Domenica Gianoglio è un fiume in piena: «Se mia figlia è morta - dice - è per colpa di un uomo, quello che dopo averle promesso di sposarla l’ha abbandonata incinta. Prima di incontralo faceva una vita normale, lavorava in una tabaccheria del centro. Eravamo una famiglia tranquilla. Poi è arrivato lui e Maria Teresa è impazzita. Mio marito quando ha saputo che era una di “quelle” è morto di crepacuore». Dopo essere stata abbandonata, la ragazza lascia il lavoro. Trascorre i pomeriggi in un bar di corso Tortona; la sera raggiunge la zona del Cimitero Monumentale. Non ha amiche e nemmeno ne cerca. Ha uno sfruttatore che la controlla da lontano, ma le volte che non si presenta, le compagne la picchiano perché è una concorrente da allontanare.
Una sera Maria Teresa sviene per il freddo. La soccorre il custode del camposanto che la fa trasportare in ambulanza al San Giovanni. Pochi giorni di convalescenza e Maria Teresa torna al suo angolo.
Resta di nuovo incinta e quando partorisce abbandona la creatura in un Istituto per l’infanzia. Precipita tutto. Una discesa che termina il 18 gennaio. «È venuta al lavoro - racconterà una testimone - Verso le 23 è salita sull’auto di un cliente, ma non so altro».
Dagli esami autoptici gli inquirenti ricostruiscono gli ultimi momenti della ragazza: quasi strangolata in auto con la catenina che ha al collo e gettata svenuta sul viottolo che porta al torrente. Poi l’aggressore va alla draga dove raccoglie la grossa pietra. Torna e gliela fa cadere sul volto, sfracellandoglielo. La polizia individua e interroga lo sfruttatore, soprannominato “Maciste”, un ventinovenne che tempo prima Maria Teresa aveva denunciato per maltrattamenti per poi ritrattare tutto. «Stavo giocando a biliardino con amici - dichiara - Verso le 23 siamo andati a cercarla, ma non c’era e allora abbiamo iniziato a bere».

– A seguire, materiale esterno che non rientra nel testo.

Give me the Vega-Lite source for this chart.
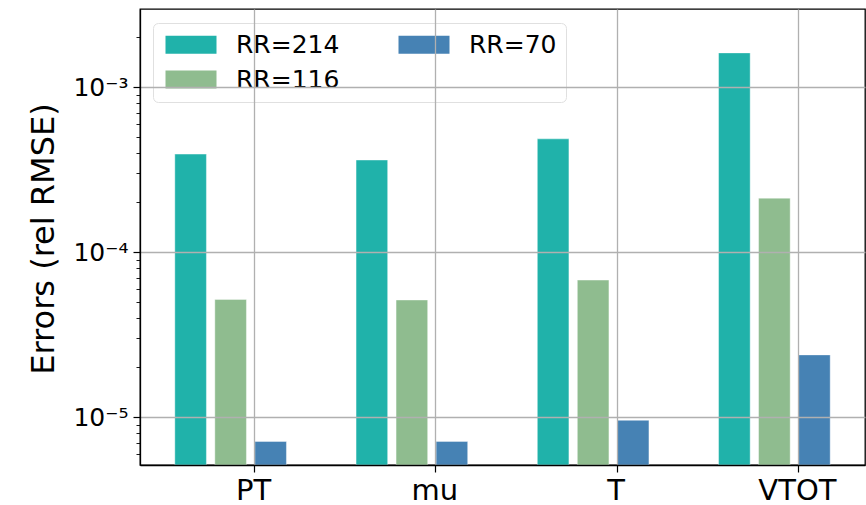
{
  "$schema": "https://vega.github.io/schema/vega-lite/v6.json",
  "autosize": {"type": "none"},
  "width": 725,
  "height": 456,
  "padding": {"left": 140, "top": 9, "right": 1, "bottom": 40},
  "background": "white",
  "config": {
    "font": "DejaVu Sans",
    "view": {"stroke": "#000000", "strokeWidth": 1.3}
  },
  "data": {
    "values": [
      {"var": "PT", "rr": "RR=214", "err": 0.000392},
      {"var": "PT", "rr": "RR=116", "err": 0.0000516},
      {"var": "PT", "rr": "RR=70", "err": 0.00000711},
      {"var": "mu", "rr": "RR=214", "err": 0.000361},
      {"var": "mu", "rr": "RR=116", "err": 0.0000512},
      {"var": "mu", "rr": "RR=70", "err": 0.00000711},
      {"var": "T", "rr": "RR=214", "err": 0.000485},
      {"var": "T", "rr": "RR=116", "err": 0.0000676},
      {"var": "T", "rr": "RR=70", "err": 0.00000955},
      {"var": "VTOT", "rr": "RR=214", "err": 0.00161},
      {"var": "VTOT", "rr": "RR=116", "err": 0.000212},
      {"var": "VTOT", "rr": "RR=70", "err": 0.0000238}
    ]
  },
  "mark": {"type": "bar", "stroke": "white", "strokeWidth": 0.8, "strokeOpacity": 0.5},
  "encoding": {
    "x": {
      "field": "var",
      "type": "nominal",
      "sort": ["PT", "mu", "T", "VTOT"],
      "scale": {"paddingInner": 0, "paddingOuter": 0},
      "axis": {
        "title": null,
        "labelAngle": 0,
        "labelFontSize": 29,
        "labelColor": "#000000",
        "labelPadding": 4,
        "labelOffset": 23,
        "bandPosition": 0.633,
        "tickSize": 7,
        "tickWidth": 1.2,
        "tickColor": "#000000",
        "domainColor": "#000000",
        "domainWidth": 1.3,
        "grid": true,
        "gridColor": "#b0b0b0",
        "gridWidth": 1.3,
        "zindex": 1
      }
    },
    "xOffset": {
      "field": "rr",
      "type": "nominal",
      "scale": {"domain": ["RR=214", "RR=116", "RR=70"], "paddingInner": 0.21, "paddingOuter": 0.87}
    },
    "y": {
      "field": "err",
      "type": "quantitative",
      "stack": null,
      "scale": {"type": "log", "domain": [0.00000512, 0.00297], "nice": false},
      "axis": {
        "title": "Errors (rel RMSE)",
        "titleFontSize": 32,
        "titleFontWeight": "normal",
        "titleColor": "#000000",
        "titleAngle": -90,
        "titleX": -87,
        "titleY": 229.5,
        "titleAlign": "center",
        "titleBaseline": "alphabetic",
        "values": [0.000006, 0.000007, 0.000008, 0.000009, 0.00001, 0.00002, 0.00003, 0.00004, 0.00005, 0.00006, 0.00007, 0.00008, 0.00009, 0.0001, 0.0002, 0.0003, 0.0004, 0.0005, 0.0006, 0.0007, 0.0008, 0.0009, 0.001, 0.002],
        "labelExpr": "datum.value == 0.001 ? '10⁻³' : datum.value == 0.0001 ? '10⁻⁴' : datum.value == 0.00001 ? '10⁻⁵' : ''",
        "labelFontSize": 25,
        "labelColor": "#000000",
        "labelPadding": 5,
        "tickColor": "#000000",
        "tickSize": {"condition": {"test": "datum.value == 0.001 || datum.value == 0.0001 || datum.value == 0.00001", "value": 7}, "value": 4},
        "tickWidth": {"condition": {"test": "datum.value == 0.001 || datum.value == 0.0001 || datum.value == 0.00001", "value": 1.2}, "value": 0.9},
        "domainColor": "#000000",
        "domainWidth": 1.3,
        "grid": true,
        "gridColor": "#b0b0b0",
        "gridWidth": 1.3,
        "gridOpacity": {"condition": {"test": "datum.value == 0.001 || datum.value == 0.0001 || datum.value == 0.00001", "value": 1}, "value": 0},
        "zindex": 1
      }
    },
    "y2": {"datum": 0.00000512},
    "color": {
      "field": "rr",
      "type": "nominal",
      "scale": {"domain": ["RR=214", "RR=116", "RR=70"], "range": ["#20b2aa", "#8fbc8f", "#4682b4"]},
      "legend": {
        "title": null,
        "orient": "none",
        "legendX": 13,
        "legendY": 14,
        "columns": 2,
        "symbolType": "M-1,-1L4.667,-1L4.667,1L-1,1Z",
        "symbolSize": 324,
        "symbolStrokeWidth": 0,
        "symbolOpacity": 1,
        "labelFontSize": 25,
        "labelColor": "#000000",
        "labelOffset": 49,
        "labelLimit": 400,
        "columnPadding": 55,
        "rowPadding": 9,
        "padding": 9,
        "fillColor": "rgba(255,255,255,0.3)",
        "strokeColor": "#e0e0e0",
        "cornerRadius": 5
      }
    }
  }
}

Passa qualche giorno e si fa avanti una donna che contraddice l’alibi di “Maciste”. Racconta di averlo visto proprio quella notte picchiare Maria Teresa. Rincara la dose e tira fuori la storia di un’altra ragazza, una diciannovenne che lui aveva promesso di sposare. Insieme avevano passato qualche giorno in un casolare della collina ma, alla fine, la giovane intuendo di che pasta fosse, aveva cercato di ribellarsi. “Maciste” allora le aveva spento una sigaretta sulla coscia: «Ricordati, faccio questo, ma sono capace di peggio».
La donna che lo accusa viene minacciata, il “mondo” degli sfruttatori è in agitazione. Ritratta, riprende, viene contraddetta da altre. Alla fine “Maciste” viene arrestato per favoreggiamento con una condanna a sedici anni. Ma la verità su chi abbia ucciso la povera Maria Teresa Francia non si saprà mai.